Terna updates business plan, share price steady

Published 26/03/2025, 11:20
© Reuters.

Investing.com -- Italian electricity company Terna (BIT:TRN) has announced updates to its FY24-FY28 business plan on the evening of March 25, which was followed by a presentation. The news led to a 0.5% increase in the company’s share price during Wednesday’s trading session.

The firm’s five-year capital expenditure (capex) has seen a rise of €1.1bn, or 7%, to €17.7bn. This increase is expected to result in a higher regulatory asset base (RAB) and growth in earnings. The company’s dividend policy has also been improved, leading to a higher dividend per share (DPS) for FY25 and FY26 than was previously indicated.

The new capex plan of €17.7bn, a 7% increase compared to the previous plan, should lead to a FY23-FY28 tariff RAB compound annual growth rate (CAGR) of 9% (to €31.8bn, 4% above the previous guidance).
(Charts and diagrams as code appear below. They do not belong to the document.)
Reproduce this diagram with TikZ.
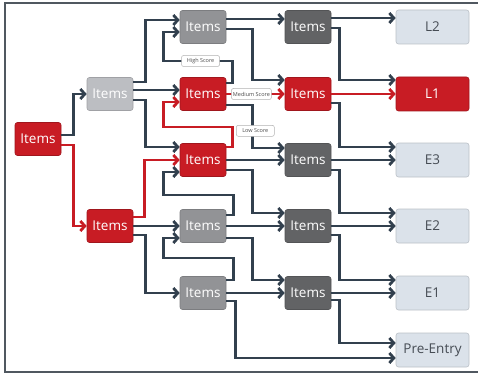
\documentclass[tikz,border=0pt]{standalone}
\usepackage{fontspec}
\setmainfont{Open Sans}
\usetikzlibrary{arrows.meta}
\definecolor{linedk}{RGB}{50,64,78}
\definecolor{itemred}{RGB}{200,28,36}
\definecolor{itemlt}{RGB}{188,190,194}
\definecolor{itemmd}{RGB}{146,147,150}
\definecolor{itemdk}{RGB}{98,99,101}
\definecolor{levelbg}{RGB}{219,226,234}
\definecolor{levelfg}{RGB}{70,76,84}
\definecolor{framecol}{RGB}{80,88,96}
\tikzset{
  box/.style={rounded corners=2.5pt, minimum width=46pt, minimum height=33pt,
    inner sep=0pt, line width=0.6pt, text=white, font=\fontsize{13.5}{13.5}\selectfont},
  redbox/.style={box, fill=itemred, draw=itemred!80!black},
  ltbox/.style={box, fill=itemlt, draw=itemlt!85!black},
  mdbox/.style={box, fill=itemmd, draw=itemmd!85!black},
  dkbox/.style={box, fill=itemdk, draw=itemdk!85!black},
  lvlbox/.style={box, minimum width=73pt, minimum height=34pt, fill=levelbg,
    draw=levelbg!85!black, text=levelfg},
  link/.style={draw=linedk, line width=2.8pt, -{Straight Barb[length=4.5pt,width=10pt]}},
  redlink/.style={link, draw=itemred},
  score/.style={draw=black!30, fill=white, rounded corners=2pt, line width=0.5pt,
    inner sep=1.5pt, minimum width=38pt, minimum height=11pt, text=black!70,
    font=\fontsize{5.5}{5.5}\selectfont}
}
\begin{document}
\begin{tikzpicture}[x=1pt, y=-1pt]
\useasboundingbox (0,0) rectangle (478,374);
\draw[framecol, line width=1.2pt] (482,3) -- (5,3) -- (5,372) -- (482,372);
% columns of items
\node[redbox] (root) at (38,139) {Items};
\node[ltbox] (c2t) at (110,94) {Items};
\node[redbox] (c2b) at (110,226) {Items};
\node[mdbox] (c3a) at (203,27) {Items};
\node[redbox] (c3b) at (203,94) {Items};
\node[redbox] (c3c) at (203,160) {Items};
\node[mdbox] (c3d) at (203,226) {Items};
\node[mdbox] (c3e) at (203,293) {Items};
\node[dkbox] (c4a) at (308,27) {Items};
\node[redbox] (c4b) at (308,94) {Items};
\node[dkbox] (c4c) at (308,160) {Items};
\node[dkbox] (c4d) at (308,226) {Items};
\node[dkbox] (c4e) at (308,293) {Items};
% levels
\node[lvlbox] (l2) at (432.5,27) {L2};
\node[redbox, minimum width=73pt, minimum height=34pt] (l1) at (432.5,94) {L1};
\node[lvlbox] (e3) at (432.5,160) {E3};
\node[lvlbox] (e2) at (432.5,226) {E2};
\node[lvlbox] (e1) at (432.5,293) {E1};
\node[lvlbox] (pe) at (432.5,350) {Pre-Entry};
% first split
\draw[link] ([yshift=4pt]root.east) -- ++(12,0) |- (c2t.west);
\draw[redlink] ([yshift=-6pt]root.east) -- ++(12,0) |- (c2b.west);
\draw[link] ([yshift=12pt]c2t.east) -- ++(12,0) |- ([yshift=7pt]c3a.west);
\draw[link] ([yshift=4pt]c2t.east) -- ([yshift=4pt]c3b.west);
\draw[link] ([yshift=-6pt]c2t.east) -- ++(12,0) |- ([yshift=13pt]c3c.west);
\draw[redlink] ([yshift=9pt]c2b.east) -- ++(11,0) |- (c3c.west);
\draw[link] (c2b.east) -- (c3d.west);
\draw[link] ([yshift=-9pt]c2b.east) -- ++(12,0) |- (c3e.west);
% loops back up
\draw[link] ([yshift=11pt]c3b.east) -- ++(6,0) -- ++(0,-22)
  -- node[score, pos=0.46] {High Score} ++(-69,0) |- ([yshift=-5pt]c3a.west);
\draw[redlink] ([yshift=13pt]c3c.east) -- ++(6,0) -- ++(0,-20) -- ++(-69,0)
  |- ([yshift=-8pt]c3b.west);
\draw[link] ([yshift=11pt]c3d.east) -- ++(7,0) -- ++(0,-20) -- ++(-70,0)
  |- ([yshift=-12pt]c3c.west);
\draw[link] ([yshift=13pt]c3e.east) -- ++(7,0) -- ++(0,-22) -- ++(-70,0)
  |- ([yshift=-12pt]c3d.west);
% third to fourth column
\draw[link] ([yshift=8pt]c3a.east) -- ([yshift=8pt]c4a.west);
\draw[link] ([yshift=-2pt]c3a.east) -- ++(26,0) |- ([yshift=14pt]c4b.west);
\draw[redlink] (c3b.east) -- node[score, pos=0.43] {Medium Score} (c4b.west);
\draw[link] ([yshift=-11pt]c3b.east) -- ++(26,0)
  |- node[score, pos=0.3, xshift=3pt] {Low Score} ([yshift=12pt]c4c.west);
\draw[link] (c3c.east) -- (c4c.west);
\draw[link] ([yshift=-10pt]c3c.east) -- ++(26,0) |- ([yshift=13pt]c4d.west);
\draw[link] (c3d.east) -- (c4d.west);
\draw[link] ([yshift=-12pt]c3d.east) -- ++(26,0) |- ([yshift=13pt]c4e.west);
\draw[link] (c3e.east) -- (c4e.west);
\draw[link] ([yshift=-8pt]c3e.east) -- ++(9,0) |- ([yshift=-8pt]pe.west);
% fourth column to levels
\draw[link] ([yshift=9pt]c4a.east) -- ([yshift=9pt]l2.west);
\draw[link] ([yshift=-1pt]c4a.east) -- ++(8,0) |- ([yshift=14pt]l1.west);
\draw[redlink] (c4b.east) -- (l1.west);
\draw[link] ([yshift=-9pt]c4b.east) -- ++(8,0) |- ([yshift=13pt]e3.west);
\draw[link] (c4c.east) -- (e3.west);
\draw[link] ([yshift=-10pt]c4c.east) -- ++(8,0) |- ([yshift=13pt]e2.west);
\draw[link] (c4d.east) -- (e2.west);
\draw[link] ([yshift=-9pt]c4d.east) -- ++(8,0) |- ([yshift=13pt]e1.west);
\draw[link] (c4e.east) -- (e1.west);
\draw[link] ([yshift=-7pt]c4e.east) -- ++(8,0) |- ([yshift=7pt]pe.west);
\end{tikzpicture}
\end{document}
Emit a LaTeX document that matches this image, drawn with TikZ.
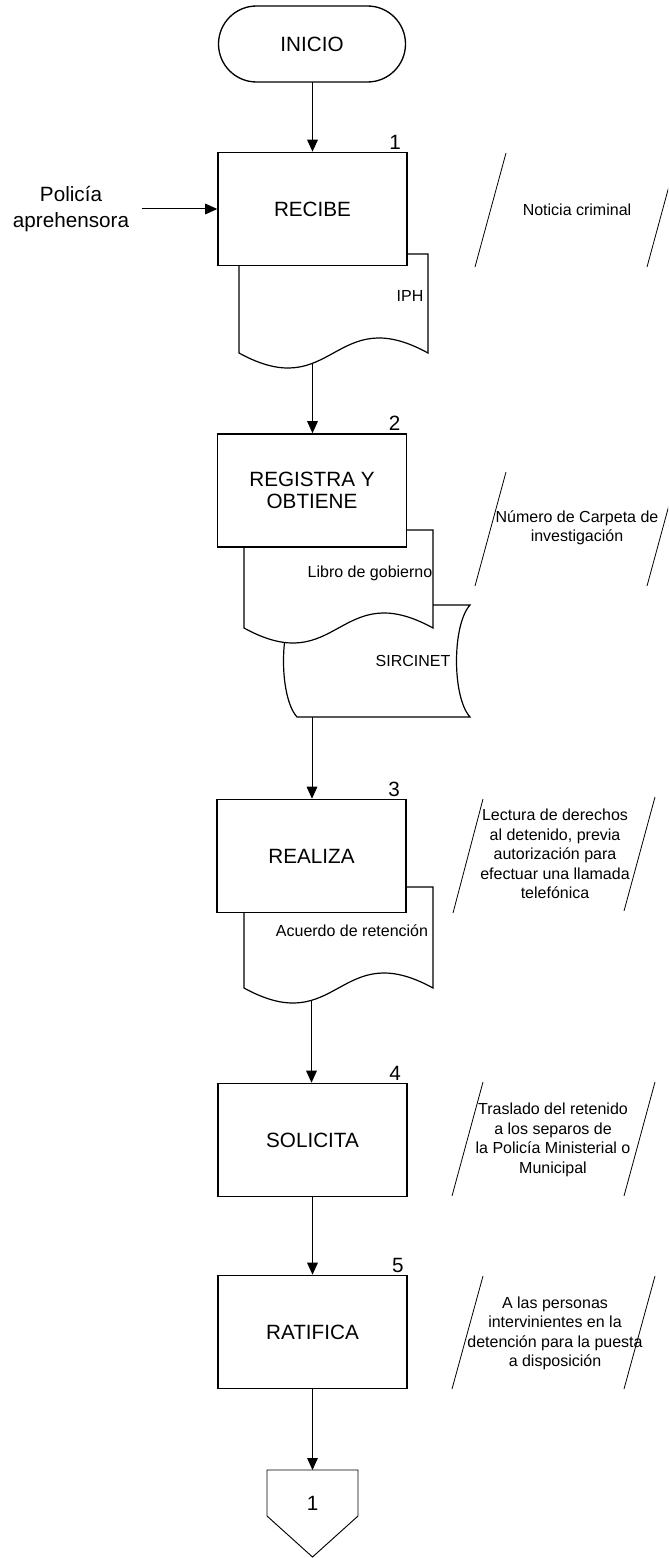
\documentclass[tikz,border=0pt]{standalone}
\usepackage{fontspec}
\setmainfont{Liberation Sans}
\usetikzlibrary{arrows.meta,backgrounds}
\newcommand{\docshape}[4]{%
  \path[docst] (#1,#4) -- (#1,#2) -- (#3,#2) -- (#3,#4)
    .. controls ({(#1+#3)/2},{#4-52}) and ({(#1+#3)/2},{#4+52}) .. (#1,#4) -- cycle;}
\begin{document}
\begin{tikzpicture}[x=0.75pt,y=-0.75pt,
  proc/.style={draw,line width=1.2pt,fill=white,minimum width=141.75pt,minimum height=84.75pt,inner sep=0pt,align=center,font=\fontsize{15.5}{16.5}\selectfont},
  term/.style={draw,line width=1pt,fill=white,rounded corners=28.5pt,minimum width=140.25pt,minimum height=57pt,font=\fontsize{15.5}{16.5}\selectfont},
  arr/.style={line width=0.75pt,-{Triangle[length=9pt,width=8pt]}},
  docst/.style={draw,line width=0.9pt,fill=white},
  small/.style={font=\fontsize{12}{14.6}\selectfont,align=center,inner sep=0pt},
  big/.style={font=\fontsize{15.5}{19}\selectfont,align=center},
  num/.style={font=\fontsize{15.5}{16.5}\selectfont,inner sep=0pt,anchor=base east},
  slant/.style={line width=0.6pt},
]
\useasboundingbox (0,0) rectangle (668,1558);
\clip (0,0) rectangle (668,1558);

% documents
\docshape{239}{254}{428}{353}
\path[docst] (297,605) -- (470,605) .. controls (452,625) and (452,697) .. (470,717)
  -- (297,717) .. controls (279,697) and (279,625) .. (297,605) -- cycle;
\docshape{244}{530}{433}{628}
\docshape{244}{887}{433}{988}

% terminal and process boxes
\node[term] (ini) at (312,44) {INICIO};
\node[proc] (b1) at (312.5,209) {RECIBE};
\node[proc] (b2) at (312,490.5) {REGISTRA Y\\OBTIENE};
\node[proc] (b3) at (311.5,856) {REALIZA};
\node[proc] (b4) at (312.5,1140) {SOLICITA};
\node[proc] (b5) at (312.5,1332) {RATIFICA};

\node[num] (n1) at ([xshift=-5pt,yshift=2pt]b1.north east) {1};
\node[num] (n2) at ([xshift=-5pt,yshift=2pt]b2.north east) {2};
\node[num] (n3) at ([xshift=-5pt,yshift=2pt]b3.north east) {3};
\node[num] (n4) at ([xshift=-5pt,yshift=2pt]b4.north east) {4};
\node[num] (n5) at ([xshift=-3pt,yshift=2pt]b5.north east) {5};

% document labels
\node[small] (iph) at (410,296) {IPH};
\node[small] (libro) at (370,573) {Libro de gobierno};
\node[small] (sirc) at (413,661) {SIRCINET};
\node[small] (acu) at (352,931) {Acuerdo de retención};

% input
\node[big] (pol) at (71,209) {Policía\\aprehensora};

% off-page connector
\path[draw,line width=0.7pt,fill=white] (267,1470) -- (358,1470) -- (358,1516) -- (312.5,1557) -- (267,1516) -- cycle;
\coordinate (ctop) at (312.5,1470);
\node[big] (c1) at (312.5,1503) {1};

% side notes (slanted lines)
\draw[slant] (506,153) -- (475,267);
\draw[slant] (678,153) -- (647,267);
\node[small] (t1) at (577,210) {Noticia criminal};

\draw[slant] (506,472) -- (475,586);
\draw[slant] (678,472) -- (647,586);
\node[small] (t2) at (577,528) {Número de Carpeta de\\investigación};

\draw[slant] (483,799) -- (453,913);
\draw[slant] (655,797) -- (624,911);
\node[small] (t3) at (555,854) {Lectura de derechos\\al detenido, previa\\autorización para\\efectuar una llamada\\telefónica};

\draw[slant] (483,1082) -- (452,1196);
\draw[slant] (655,1082) -- (624,1196);
\node[small] (t4) at (553,1140) {Traslado del retenido\\a los separos de\\la Policía Ministerial o\\Municipal};

\draw[slant] (483,1276) -- (452,1389);
\draw[slant] (655,1276) -- (624,1389);
\node[small] (t5) at (555,1333.5) {A las personas\\intervinientes en la\\detención para la puesta\\a disposición};

% connectors
\begin{scope}[on background layer]
\draw[arr] (ini.south) -- (ini.south -| b1.north) -- (b1.north);
\draw[arr] ([xshift=6pt]pol.east) -- (b1.west);
\draw[arr] (b1.south) -- (b1.south |- b2.north);
\draw[arr] (b2.south) -- (b2.south |- b3.north);
\draw[arr] (b3.south) -- (b3.south |- b4.north);
\draw[arr] (b4.south) -- (b5.north);
\draw[arr] (b5.south) -- (ctop);
\end{scope}
\end{tikzpicture}
\end{document}
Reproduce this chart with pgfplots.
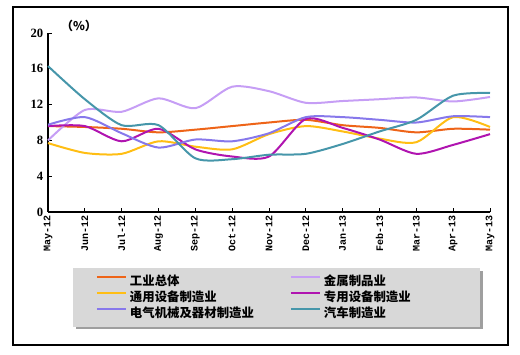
\documentclass[border=0pt]{standalone}
\usepackage{fontspec}
\setmainfont{Liberation Serif}
\newfontfamily\cjk{Noto Sans CJK SC}
\newfontfamily\monob{Liberation Mono}
\usepackage{pgfplots}
\pgfplotsset{compat=1.18}
\usetikzlibrary{backgrounds}
\definecolor{cOrange}{RGB}{238,100,24}
\definecolor{cLav}{RGB}{198,158,245}
\definecolor{cYel}{RGB}{255,190,20}
\definecolor{cMag}{RGB}{176,20,176}
\definecolor{cPeri}{RGB}{135,120,235}
\definecolor{cTeal}{RGB}{70,150,170}
\definecolor{legbg}{RGB}{216,216,216}
\begin{document}
\begin{tikzpicture}
\useasboundingbox (0pt,0pt) rectangle (390pt,265.5pt);
\draw[line width=0.9pt] (9.75pt,6.75pt) rectangle (381pt,260.25pt);
\begin{axis}[
  at={(36pt,106.5pt)}, anchor=south west,
  scale only axis, width=331.5pt, height=134.25pt,
  xmin=0, xmax=12, ymin=0, ymax=20,
  axis lines=left, axis line style={-, line width=0.9pt},
  tick align=inside, major tick length=3pt,
  tick style={black, line width=0.7pt},
  xtick={0,...,12},
  xticklabels={May-12,Jun-12,Jul-12,Aug-12,Sep-12,Oct-12,Nov-12,Dec-12,Jan-13,Feb-13,Mar-13,Apr-13,May-13},
  xticklabel style={rotate=90, anchor=east, font=\monob\bfseries\fontsize{7.5}{8}\selectfont, inner xsep=2.5pt},
  ytick={0,4,8,12,16,20},
  yticklabel style={font=\bfseries\fontsize{9.5}{10}\selectfont},
  /pgf/number format/assume math mode=true,
  clip=false,
  legend columns=2,
  legend cell align=left,
  legend style={name=leg, at={(0.0566,-0.313)}, anchor=north west, fill=legbg, draw=none,
    font=\cjk\bfseries\fontsize{9.3}{11}\selectfont,
    inner xsep=17pt, inner ysep=3pt, row sep=-1.5pt,
    /tikz/every even column/.append style={column sep=0pt}},
  legend image code/.code={\draw[line width=1.5pt] (0pt,3.2pt) -- (22pt,3.2pt);},
  every axis plot/.append style={line width=1.5pt, smooth, tension=0.45, no markers},
]
\node[font=\cjk\bfseries\fontsize{9}{10}\selectfont] at (axis description cs:0.07,1.04) {（\%）};
\addplot[cOrange] coordinates {(0,9.6)(1,9.5)(2,9.3)(3,8.9)(4,9.2)(5,9.6)(6,10.0)(7,10.3)(8,9.7)(9,9.4)(10,8.9)(11,9.3)(12,9.2)};
\addlegendentry{\makebox[118pt][l]{工业总体}}
\addplot[cLav] coordinates {(0,8.0)(1,11.4)(2,11.2)(3,12.7)(4,11.6)(5,14.0)(6,13.5)(7,12.2)(8,12.4)(9,12.6)(10,12.8)(11,12.35)(12,12.85)};
\addlegendentry{\makebox[98pt][l]{金属制品业}}
\addplot[cYel] coordinates {(0,7.7)(1,6.6)(2,6.5)(3,7.9)(4,7.3)(5,7.0)(6,8.7)(7,9.6)(8,9.0)(9,8.2)(10,7.8)(11,10.6)(12,9.5)};
\addlegendentry{通用设备制造业}
\addplot[cMag] coordinates {(0,9.6)(1,9.6)(2,7.9)(3,9.3)(4,7.0)(5,6.2)(6,6.2)(7,10.4)(8,9.4)(9,8.1)(10,6.5)(11,7.5)(12,8.7)};
\addlegendentry{专用设备制造业}
\addplot[cPeri] coordinates {(0,9.75)(1,10.6)(2,8.8)(3,7.2)(4,8.1)(5,7.9)(6,8.8)(7,10.6)(8,10.6)(9,10.3)(10,10.0)(11,10.7)(12,10.6)};
\addlegendentry{电气机械及器材制造业}
\addplot[cTeal] coordinates {(0,16.3)(1,12.6)(2,9.7)(3,9.7)(4,6.0)(5,5.9)(6,6.4)(7,6.5)(8,7.6)(9,9.0)(10,10.3)(11,13.0)(12,13.3)};
\addlegendentry{汽车制造业}
\end{axis}
\begin{scope}[on background layer]
\fill[gray!75] ([shift={(2pt,-2pt)}]leg.south west) rectangle ([shift={(2pt,-2pt)}]leg.north east);
\end{scope}
\end{tikzpicture}
\end{document}
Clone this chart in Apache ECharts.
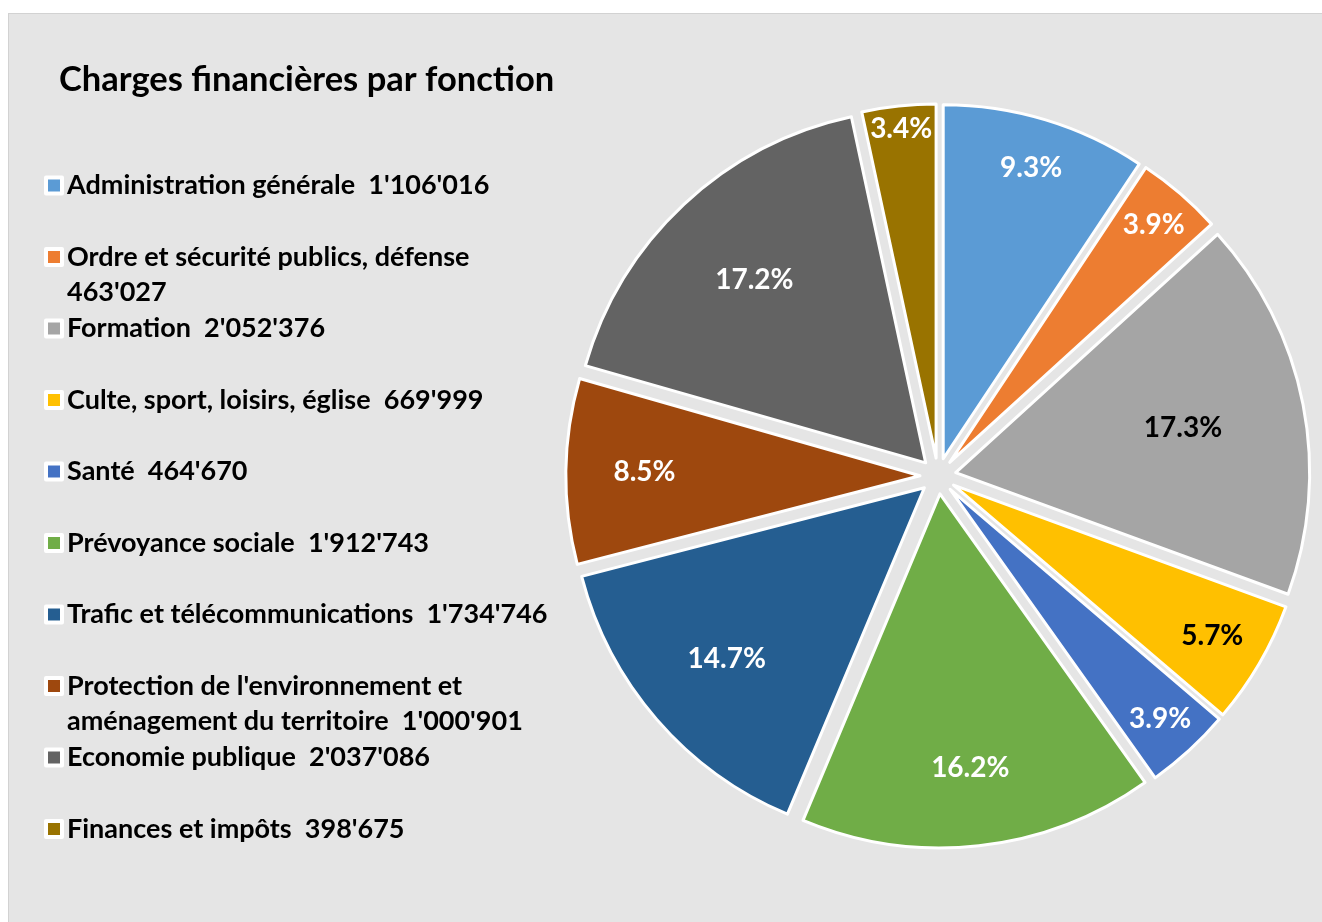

This increase is triggered by higher security and asset renewable investments. The company’s 10-year transmission development plan is expected to provide sufficient growth for another 15 years.

Terna also anticipates higher EBITDA and net income growth. Improved RAB growth trajectory, lower financial costs, better performance of non-regulated activities, and an improved outlook for output-based incentives should lead to €3.36bn of EBITDA in FY28. This is a 3.4% increase compared to the previous plan, and 2.5% above Bloomberg consensus.

This should also result in €1.19bn of net income in FY28, 8% above the previous guidance, and 4% above Bloomberg consensus estimates. FY25 guidance also indicates a potential wave of estimate upgrades.

The company’s dividend policy has been improved, leading to an effective increase in FY25/FY26 DPS. However, the FY23-FY28 DPS compound annual growth rate (CAGR) of 4% remains unchanged.

The new dividend policy assumes the FY25 and FY26 DPS to be at FY24 level, while the DPS for FY27 and FY28 will be in line with the previous one. Consequently, the FY25 DPS increases by 7.9% compared to the previous policy, while the FY26 DPS increases by 3.8%. However, the FY24-FY28 DPS growth remains relatively modest at just 1%.